Source material:
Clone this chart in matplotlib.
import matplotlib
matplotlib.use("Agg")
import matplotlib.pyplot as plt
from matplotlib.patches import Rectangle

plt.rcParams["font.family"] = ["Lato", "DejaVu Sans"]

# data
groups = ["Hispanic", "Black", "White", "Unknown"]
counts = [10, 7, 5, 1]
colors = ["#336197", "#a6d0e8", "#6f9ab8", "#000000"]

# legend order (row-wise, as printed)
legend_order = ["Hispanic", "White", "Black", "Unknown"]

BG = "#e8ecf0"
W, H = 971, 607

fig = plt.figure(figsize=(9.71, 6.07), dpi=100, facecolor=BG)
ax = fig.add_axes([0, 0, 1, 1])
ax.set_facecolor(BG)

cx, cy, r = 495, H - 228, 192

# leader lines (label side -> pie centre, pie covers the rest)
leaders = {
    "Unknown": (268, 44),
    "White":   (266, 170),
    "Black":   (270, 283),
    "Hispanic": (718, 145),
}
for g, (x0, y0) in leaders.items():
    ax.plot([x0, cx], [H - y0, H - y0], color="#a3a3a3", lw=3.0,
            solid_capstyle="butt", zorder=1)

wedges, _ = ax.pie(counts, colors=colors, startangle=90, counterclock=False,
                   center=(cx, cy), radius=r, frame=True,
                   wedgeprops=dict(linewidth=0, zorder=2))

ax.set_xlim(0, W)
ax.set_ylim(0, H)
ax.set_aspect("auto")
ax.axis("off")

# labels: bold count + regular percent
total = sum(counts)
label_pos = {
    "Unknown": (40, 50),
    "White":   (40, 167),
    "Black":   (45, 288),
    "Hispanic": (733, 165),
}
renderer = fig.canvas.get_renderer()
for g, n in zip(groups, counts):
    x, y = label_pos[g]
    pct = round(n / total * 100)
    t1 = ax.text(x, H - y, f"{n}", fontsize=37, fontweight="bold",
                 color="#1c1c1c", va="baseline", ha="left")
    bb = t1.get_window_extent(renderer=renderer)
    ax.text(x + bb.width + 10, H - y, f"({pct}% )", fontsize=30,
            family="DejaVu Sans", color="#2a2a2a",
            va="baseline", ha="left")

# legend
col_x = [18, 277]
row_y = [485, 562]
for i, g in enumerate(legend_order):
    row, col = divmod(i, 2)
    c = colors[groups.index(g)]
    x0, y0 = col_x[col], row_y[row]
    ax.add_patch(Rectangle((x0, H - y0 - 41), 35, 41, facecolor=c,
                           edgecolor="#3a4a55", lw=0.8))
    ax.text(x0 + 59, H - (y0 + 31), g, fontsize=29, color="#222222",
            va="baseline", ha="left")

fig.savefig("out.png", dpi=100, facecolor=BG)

Task prompt: Starting at the first line of the material above, reproduce each line exactly up to and including the line with "cx, cy, r = 495, H - 228, 192".

The result:
Clone this chart in matplotlib.
import matplotlib
matplotlib.use("Agg")
import matplotlib.pyplot as plt
from matplotlib.patches import Rectangle

plt.rcParams["font.family"] = ["Lato", "DejaVu Sans"]

# data
groups = ["Hispanic", "Black", "White", "Unknown"]
counts = [10, 7, 5, 1]
colors = ["#336197", "#a6d0e8", "#6f9ab8", "#000000"]

# legend order (row-wise, as printed)
legend_order = ["Hispanic", "White", "Black", "Unknown"]

BG = "#e8ecf0"
W, H = 971, 607

fig = plt.figure(figsize=(9.71, 6.07), dpi=100, facecolor=BG)
ax = fig.add_axes([0, 0, 1, 1])
ax.set_facecolor(BG)

cx, cy, r = 495, H - 228, 192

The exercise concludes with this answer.